The data came out in three forms: field notes, interview transcripts and photos. The data collected were all anonymized. The audio-recorded interviews were conducted in five border languages (namely Fulfulde, Fali, Gude, Hausa and Mandara), and the transcripts were validated with the local language experts. A 2-day workshop was held for discussion and reflection on preliminary findings with municipal representatives, IDPs leaders and local NGOs in the city. The primary data sources were complemented by grey literatures and archives from public institutions and national dailies.

Arrival of Newcomers: Continuity and Disruption

Arrival infrastructures can be the material dimension of artefacts such as resident or work permits, camp sites or rented huts or apartments, checkpoints, etc. which shape the arrival experience and condition the mobility within urban spaces. Latham et al. (2014) posit that these varieties of artefacts ‘act in distance’ through their interconnectedness with other actors, institutions and technologies to shape the ‘contemporary experience of temporariness’. In this study, arrival is practised and lived through the multiple relationships that were established with the natives and transit sites while on the move. The study participants, who were refugee returnees, first linked their arrival experience in Mubi to previous encounters at transit points, especially between Cameroon and Nigeria borders. At multiple transit points, the experience of exile and immobility was associated with their inability to access resident and work permits, get registered on mobile telecommunication networks and operate bank accounts as refugees. The relationships formed at each transit point introduced uncertainties that embodied arrival practices in Mubi. Usman and his two wives were among the 35 refugee returnees who shared their arrival experience. I discuss the biographical life of Usman and his family, who had experienced multiple displacements before and after their arrival in Mubi below.

Usman is a 55-year-old farmer from Gzowa, a border town between northeast Nigeria and the Far North region of Cameroon. He was born into a family of 10, and his mother came from Banki (Cameroon), while the father was from Gzowa, Nigeria. Banki (Cameroon) and Gzowa are ~ 94.7 km apart. Usman’s father was a trader and a farmer. His mother was the second wife; she specialized in handcrafts which she sold at the market in Gzowa. Although Usman acquired skills in handcrafts and transborder trades from his parents, he chose large-scale farming as a profession. Usman finished his junior high school and settled for crop farming. He had an apartment in Gzowa and married two wives with eight children. Many labourers worked on his farm daily.

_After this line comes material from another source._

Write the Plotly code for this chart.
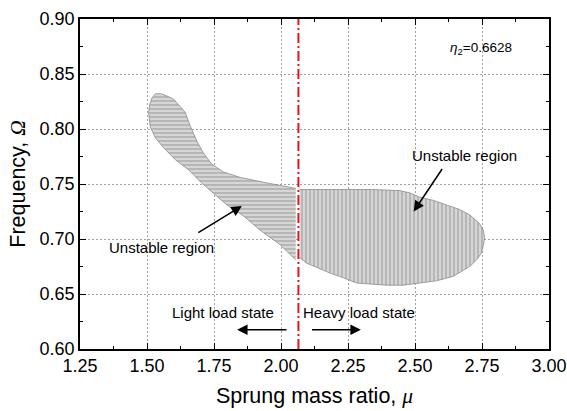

As conflict ravaged the Gzowa community in early 2014, Usman was one of the IDPs who left his hometown to Maroua in Cameroon. Maroua is about 126.6 km far from Gzowa. He lived with his family as unregistered refugees for almost 2 years in Maroua. Although two rooms were offered to Usman and his family by the community chief, they did not have a work and resident permit. Only refugees who lived in the camp managed by the UNHCR in the neighbouring community were formally recognized by the Cameroon government (Oginni et al., 2020, 2021). However, Usman’s family and many other refugees interviewed were not recognized as an ‘ideal’ refugee to gain benefits from the government support because they lived in the city [i.e. Maroua] which was about 73 km away from the UNHCR refugee camp in Mokolo. Thus, they could not engage in any formal income-generating activity that required an identity card or resident permit. Usman lost his identity documents to the protracted conflicts in his hometown. He had to work informally on the farmland owned by some Cameroonian natives for a daily wage. Usman was connected to a larger network of the Gzowa community of merchants while working on the farmland. One of the merchants registered him on an Orange mobile network. Usman relied on the mobile network to establish connections to other merchants who facilitated his return to Mubi in Nigeria. Mubi and Maroua are about 195.8 km apart, with a few villages separating them at the border.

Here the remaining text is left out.